[Plotting code records]
* * *
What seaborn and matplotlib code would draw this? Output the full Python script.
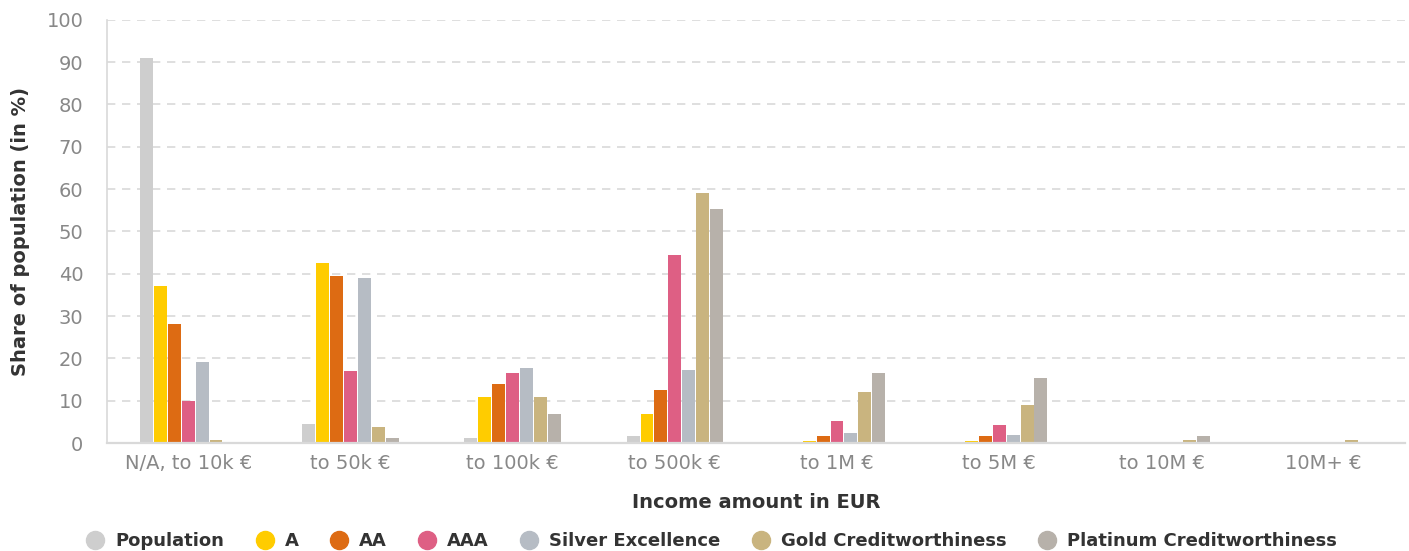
import matplotlib
matplotlib.use("Agg")
import matplotlib.pyplot as plt
import seaborn as sns
import pandas as pd
from matplotlib.lines import Line2D

categories = ["N/A, to 10k €", "to 50k €", "to 100k €", "to 500k €",
              "to 1M €", "to 5M €", "to 10M €", "10M+ €"]
series_names = ["Population", "A", "AA", "AAA", "Silver Excellence",
                "Gold Creditworthiness", "Platinum Creditworthiness"]
population = [91.0, 4.6, 1.3, 1.7, 0.0, 0.0, 0.0, 0.0]
rating_a = [37.1, 42.6, 10.9, 6.8, 0.5, 0.5, 0.0, 0.0]
rating_aa = [28.1, 39.5, 14.0, 12.5, 1.7, 1.7, 0.0, 0.0]
rating_aaa = [10.0, 17.1, 16.6, 44.4, 5.2, 4.2, 0.0, 0.0]
silver = [19.2, 39.0, 17.8, 17.2, 2.4, 1.9, 0.0, 0.0]
gold = [0.8, 3.9, 10.9, 59.0, 12.0, 9.0, 0.7, 0.7]
platinum = [0.0, 1.3, 6.9, 55.2, 16.5, 15.3, 1.7, 0.0]
colors = ["#cecece", "#ffcc00", "#dd6b13", "#de5f84", "#b6bcc4", "#c9b47f", "#b7b1aa"]
yticks = [0, 10, 20, 30, 40, 50, 60, 70, 80, 90, 100]

values = [population, rating_a, rating_aa, rating_aaa, silver, gold, platinum]
rows = []
for name, vals in zip(series_names, values):
    for cat, v in zip(categories, vals):
        rows.append({"category": cat, "series": name, "value": v})
df = pd.DataFrame(rows)

sns.set_theme(style="white")
plt.rcParams["font.family"] = ["DejaVu Sans"]

fig = plt.figure(figsize=(14.09, 5.51), dpi=100)
ax = fig.add_axes([0.076, 0.196, 0.921, 0.768])

sns.barplot(data=df, x="category", y="value", hue="series",
            order=categories, hue_order=series_names,
            palette=colors, width=0.6, saturation=1,
            linewidth=0, ax=ax, legend=False)

# leave a thin white gap between neighbouring bars
gap = 0.006
for p in ax.patches:
    p.set_x(p.get_x() + gap / 2)
    p.set_width(p.get_width() - gap)

ax.set_ylim(0, 100)
ax.set_xlim(-0.5, len(categories) - 0.5)
ax.set_yticks(yticks)
ax.set_yticklabels([str(t) for t in yticks])
ax.yaxis.grid(True, linestyle=(0, (5, 4)), color="#d9d9d9", linewidth=1.2)
ax.set_axisbelow(True)
for s in ["top", "right"]:
    ax.spines[s].set_visible(False)
ax.spines["left"].set_color("#d9d9d9")
ax.spines["bottom"].set_color("#d9d9d9")
ax.spines["left"].set_linewidth(1.2)
ax.spines["bottom"].set_linewidth(1.6)
ax.tick_params(axis="both", length=0, labelsize=14, labelcolor="#888888")
ax.tick_params(axis="y", pad=17)
ax.tick_params(axis="x", pad=8)

ax.set_xlabel("Income amount in EUR", fontsize=14, fontweight="bold",
              color="#333333", labelpad=14)
ax.set_ylabel("Share of population (in %)", fontsize=14, fontweight="bold",
              color="#333333", labelpad=12)

handles = [Line2D([0], [0], marker="o", linestyle="", markersize=13,
                  markerfacecolor=c, markeredgecolor=c) for c in colors]
fig.legend(handles, series_names, loc="center", bbox_to_anchor=(0.505, 0.018),
           ncol=7, frameon=False, handlelength=1.0, handletextpad=0.6,
           columnspacing=1.75,
           prop={"size": 13, "weight": "bold"}, labelcolor="#333333")

fig.savefig("out.png", dpi=100)
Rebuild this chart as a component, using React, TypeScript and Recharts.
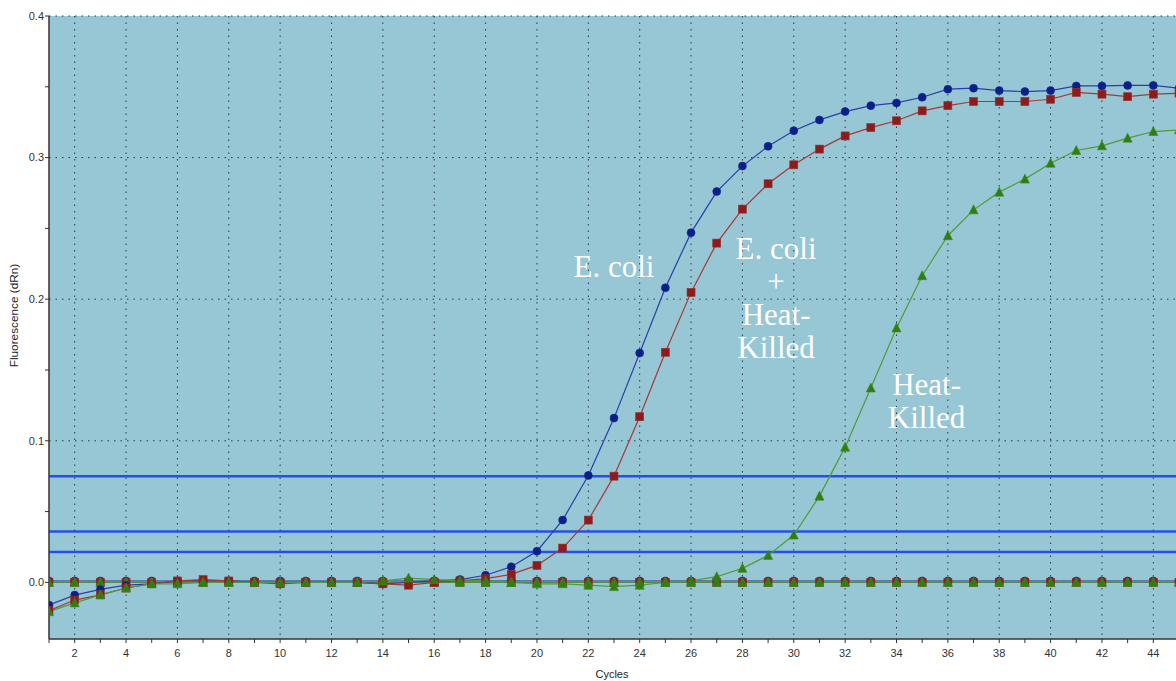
import React from 'react';
import {
  LineChart,
  Line,
  XAxis,
  YAxis,
  CartesianGrid,
  ReferenceLine,
  ReferenceDot,
} from 'recharts';

// ---- data ----
const cycles = [
  1, 2, 3, 4, 5, 6, 7, 8, 9, 10, 11, 12, 13, 14, 15, 16, 17, 18, 19, 20, 21, 22, 23,
  24, 25, 26, 27, 28, 29, 30, 31, 32, 33, 34, 35, 36, 37, 38, 39, 40, 41, 42, 43, 44, 45,
];

// E. coli (blue circles)
const ecoli = [
  -0.016, -0.009, -0.005, -0.002, -0.001, 0.001, 0.001, 0.001, 0.0, 0.0, 0.0, 0.0, 0.0,
  -0.001, 0.0, 0.001, 0.002, 0.005, 0.011, 0.022, 0.044, 0.0755, 0.116, 0.162, 0.208,
  0.247, 0.276, 0.294, 0.308, 0.319, 0.3266, 0.3325, 0.3367, 0.3386, 0.3426, 0.3483,
  0.349, 0.3473, 0.3466, 0.3473, 0.3506, 0.3506, 0.351, 0.351, 0.349,
];

// E. coli + Heat-Killed (red squares)
const mixed = [
  -0.02, -0.0125, -0.0088, -0.004, -0.001, 0.001, 0.002, 0.001, 0.0, -0.001, 0.0, 0.0,
  0.0, -0.001, -0.002, 0.0, 0.001, 0.0026, 0.0056, 0.012, 0.0242, 0.044, 0.075, 0.117,
  0.1625, 0.2048, 0.2396, 0.2636, 0.2815, 0.2949, 0.306, 0.3153, 0.3212, 0.326, 0.333,
  0.3367, 0.3396, 0.3396, 0.3396, 0.3412, 0.346, 0.3448, 0.343, 0.3448, 0.3455,
];

// Heat-Killed (green triangles)
const heatKilled = [
  -0.0207, -0.0145, -0.0088, -0.004, -0.001, -0.001, 0.0, 0.0, 0.0, 0.0, 0.0, 0.0, 0.0,
  0.001, 0.003, 0.002, 0.001, 0.001, 0.0, -0.001, -0.001, -0.002, -0.003, -0.002, 0.0,
  0.001, 0.004, 0.0099, 0.019, 0.0334, 0.0609, 0.0955, 0.1373, 0.1797, 0.2166, 0.2448,
  0.2631, 0.2756, 0.2848, 0.296, 0.305, 0.3083, 0.3137, 0.3184, 0.3196,
];

// no-template controls (flat)
const ntcBlue = [
  0.001, 0.001, 0.001, 0.001, 0.001, 0.001, 0.001, 0.001, 0.001, 0.001, 0.001, 0.001,
  0.001, 0.001, 0.001, 0.001, 0.001, 0.001, 0.001, 0.001, 0.001, 0.001, 0.001, 0.001,
  0.001, 0.001, 0.001, 0.001, 0.001, 0.001, 0.001, 0.001, 0.001, 0.001, 0.001, 0.001,
  0.001, 0.001, 0.001, 0.001, 0.001, 0.001, 0.001, 0.001, 0.001,
];
const ntcRed = [
  0, 0, 0, 0, 0, 0, 0, 0, 0, 0, 0, 0, 0, 0, 0, 0, 0, 0, 0, 0, 0, 0, 0, 0, 0, 0, 0, 0, 0,
  0, 0, 0, 0, 0, 0, 0, 0, 0, 0, 0, 0, 0, 0, 0, 0,
];
const ntcGreen = [
  0, 0, 0, 0, 0, 0, 0, 0, 0, 0, 0, 0, 0, 0, 0, 0, 0, 0, 0, 0, 0, 0, 0, 0, 0, 0, 0, 0, 0,
  0, 0, 0, 0, 0, 0, 0, 0, 0, 0, 0, 0, 0, 0, 0, 0,
];

const thresholds = [0.075, 0.036, 0.0215];

const xTicks = cycles;
const xGridValues = [
  2, 4, 6, 8, 10, 12, 14, 16, 18, 20, 22, 24, 26, 28, 30, 32, 34, 36, 38, 40, 42, 44,
];
const yTicks = [0, 0.05, 0.1, 0.15, 0.2, 0.25, 0.3, 0.35, 0.4];
const yGridValues = [0, 0.1, 0.2, 0.3, 0.4];

const labelEcoli = ['E. coli'];
const labelMixed = ['E. coli', '+', 'Heat-', 'Killed'];
const labelHeat = ['Heat-', 'Killed'];

const data = cycles.map((c, i) => ({
  cycle: c,
  ecoli: ecoli[i],
  mixed: mixed[i],
  heat: heatKilled[i],
  ntcB: ntcBlue[i],
  ntcR: ntcRed[i],
  ntcG: ntcGreen[i],
}));

// ---- styles ----
const BLUE_MARK = '#0b1f88';
const BLUE_LINE = '#2b3fa8';
const RED_MARK = '#8c1c1c';
const RED_LINE = '#a43a36';
const GREEN_MARK = '#2f7e10';
const GREEN_LINE = '#4f9c3a';
const BG = '#97c6d5';
const AXIS = '#333333';
const SANS = "'Liberation Sans', Arial, sans-serif";
const SERIF = "'Liberation Serif', 'Times New Roman', serif";

const circleDot = (props: any) => {
  const { cx, cy, index } = props;
  if (cx == null || cy == null) return <g key={`c${index}`} />;
  return <circle key={`c${index}`} cx={cx} cy={cy} r={4} fill={BLUE_MARK} stroke="#1a2c90" strokeWidth={0.6} />;
};

const squareDot = (props: any) => {
  const { cx, cy, index } = props;
  if (cx == null || cy == null) return <g key={`s${index}`} />;
  return (
    <rect
      key={`s${index}`}
      x={cx - 4}
      y={cy - 4}
      width={8}
      height={8}
      fill={RED_MARK}
      stroke="#9a3030"
      strokeWidth={0.6}
    />
  );
};

const triangleDot = (props: any) => {
  const { cx, cy, index } = props;
  if (cx == null || cy == null) return <g key={`t${index}`} />;
  return (
    <polygon
      key={`t${index}`}
      points={`${cx},${cy - 5} ${cx - 4.5},${cy + 4} ${cx + 4.5},${cy + 4}`}
      fill={GREEN_MARK}
      stroke="#3b8a1c"
      strokeWidth={0.6}
    />
  );
};

const multiLine = (lines: string[], lineHeight: number) => (props: any) => {
  const vb = props.viewBox || { x: 0, y: 0, width: 0, height: 0 };
  const x = vb.x + (vb.width || 0) / 2;
  const y = vb.y + (vb.height || 0) / 2;
  return (
    <text x={x} y={y} fill="#ffffff" fontFamily={SERIF} fontSize={31} textAnchor="middle">
      {lines.map((l, i) => (
        <tspan key={i} x={x} dy={i === 0 ? 0 : lineHeight}>
          {l}
        </tspan>
      ))}
    </text>
  );
};

const yAxisLabel = (props: any) => {
  const vb = props.viewBox || { x: 0, y: 0, width: 0, height: 0 };
  const x = vb.x + 14;
  const y = vb.y + vb.height / 2 - 12;
  return (
    <text
      x={x}
      y={y}
      transform={`rotate(-90, ${x}, ${y})`}
      textAnchor="middle"
      dominantBaseline="central"
      fontFamily={SANS}
      fontSize={11.8}
      fill="#222"
    >
      Fluorescence (dRn)
    </text>
  );
};

const xAxisLabel = (props: any) => {
  const vb = props.viewBox || { x: 0, y: 0, width: 0, height: 0 };
  const x = vb.x + vb.width / 2 - 2;
  const y = vb.y + 39;
  return (
    <text x={x} y={y} textAnchor="middle" fontFamily={SANS} fontSize={11} fill="#222">
      Cycles
    </text>
  );
};

export default function App() {
  return (
    <div
      style={{
        position: 'absolute',
        left: 0,
        top: 0,
        width: 1176,
        height: 681,
        overflow: 'hidden',
        background: '#ffffff',
      }}
    >
      <LineChart
        width={1180}
        height={681}
        data={data}
        margin={{ top: 16, right: 1, left: 0, bottom: 0 }}
      >
        <CartesianGrid
          fill={BG}
          stroke="#2b3a40"
          strokeDasharray="1.5 5"
          horizontalValues={yGridValues}
          verticalValues={xGridValues}
        />
        <XAxis
          dataKey="cycle"
          type="number"
          domain={[1, 45]}
          ticks={xTicks}
          interval={0}
          allowDataOverflow
          height={42}
          tickSize={4}
          tickMargin={6}
          tickFormatter={(v: number) => (v % 2 === 0 ? String(v) : '')}
          tick={{ fontSize: 11, fontFamily: SANS, fill: '#333' }}
          stroke={AXIS}
          axisLine={{ stroke: AXIS, strokeWidth: 1.5 }}
          tickLine={{ stroke: AXIS }}
          label={{ content: xAxisLabel }}
        />
        <YAxis
          type="number"
          domain={[-0.04, 0.4]}
          ticks={yTicks}
          interval={0}
          allowDataOverflow
          width={49}
          tickSize={4}
          tickMargin={1}
          tickFormatter={(v: number) =>
            Math.abs(v * 10 - Math.round(v * 10)) < 1e-6 ? v.toFixed(1) : ''
          }
          tick={{ fontSize: 11, fontFamily: SANS, fill: '#333' }}
          stroke={AXIS}
          axisLine={{ stroke: AXIS, strokeWidth: 1.5 }}
          tickLine={{ stroke: AXIS }}
          label={{ content: yAxisLabel }}
        />
        {thresholds.map((t) => (
          <ReferenceLine key={t} y={t} stroke="#2450e6" strokeWidth={2.5} />
        ))}
        <Line dataKey="ntcB" stroke={BLUE_LINE} strokeWidth={1} dot={circleDot} activeDot={false} isAnimationActive={false} />
        <Line dataKey="ntcR" stroke={RED_LINE} strokeWidth={1} dot={squareDot} activeDot={false} isAnimationActive={false} />
        <Line dataKey="ntcG" stroke={GREEN_LINE} strokeWidth={1} dot={triangleDot} activeDot={false} isAnimationActive={false} />
        <Line dataKey="ecoli" stroke={BLUE_LINE} strokeWidth={1.2} dot={circleDot} activeDot={false} isAnimationActive={false} />
        <Line dataKey="mixed" stroke={RED_LINE} strokeWidth={1.2} dot={squareDot} activeDot={false} isAnimationActive={false} />
        <Line dataKey="heat" stroke={GREEN_LINE} strokeWidth={1.2} dot={triangleDot} activeDot={false} isAnimationActive={false} />
        <ReferenceDot x={23} y={0.2157} r={0} fill="none" stroke="none" ifOverflow="visible" label={{ content: multiLine(labelEcoli, 33) }} />
        <ReferenceDot x={29.31} y={0.2284} r={0} fill="none" stroke="none" ifOverflow="visible" label={{ content: multiLine(labelMixed, 33) }} />
        <ReferenceDot x={35.17} y={0.1323} r={0} fill="none" stroke="none" ifOverflow="visible" label={{ content: multiLine(labelHeat, 33) }} />
      </LineChart>
    </div>
  );
}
* * *
### Written task
Leave out the pictures and repeat the lines from the start of the material through the line with "from matplotlib.lines import Line2D", inclusive.

### Task solution
What seaborn and matplotlib code would draw this? Output the full Python script.
import matplotlib
matplotlib.use("Agg")
import matplotlib.pyplot as plt
import seaborn as sns
import pandas as pd
from matplotlib.lines import Line2D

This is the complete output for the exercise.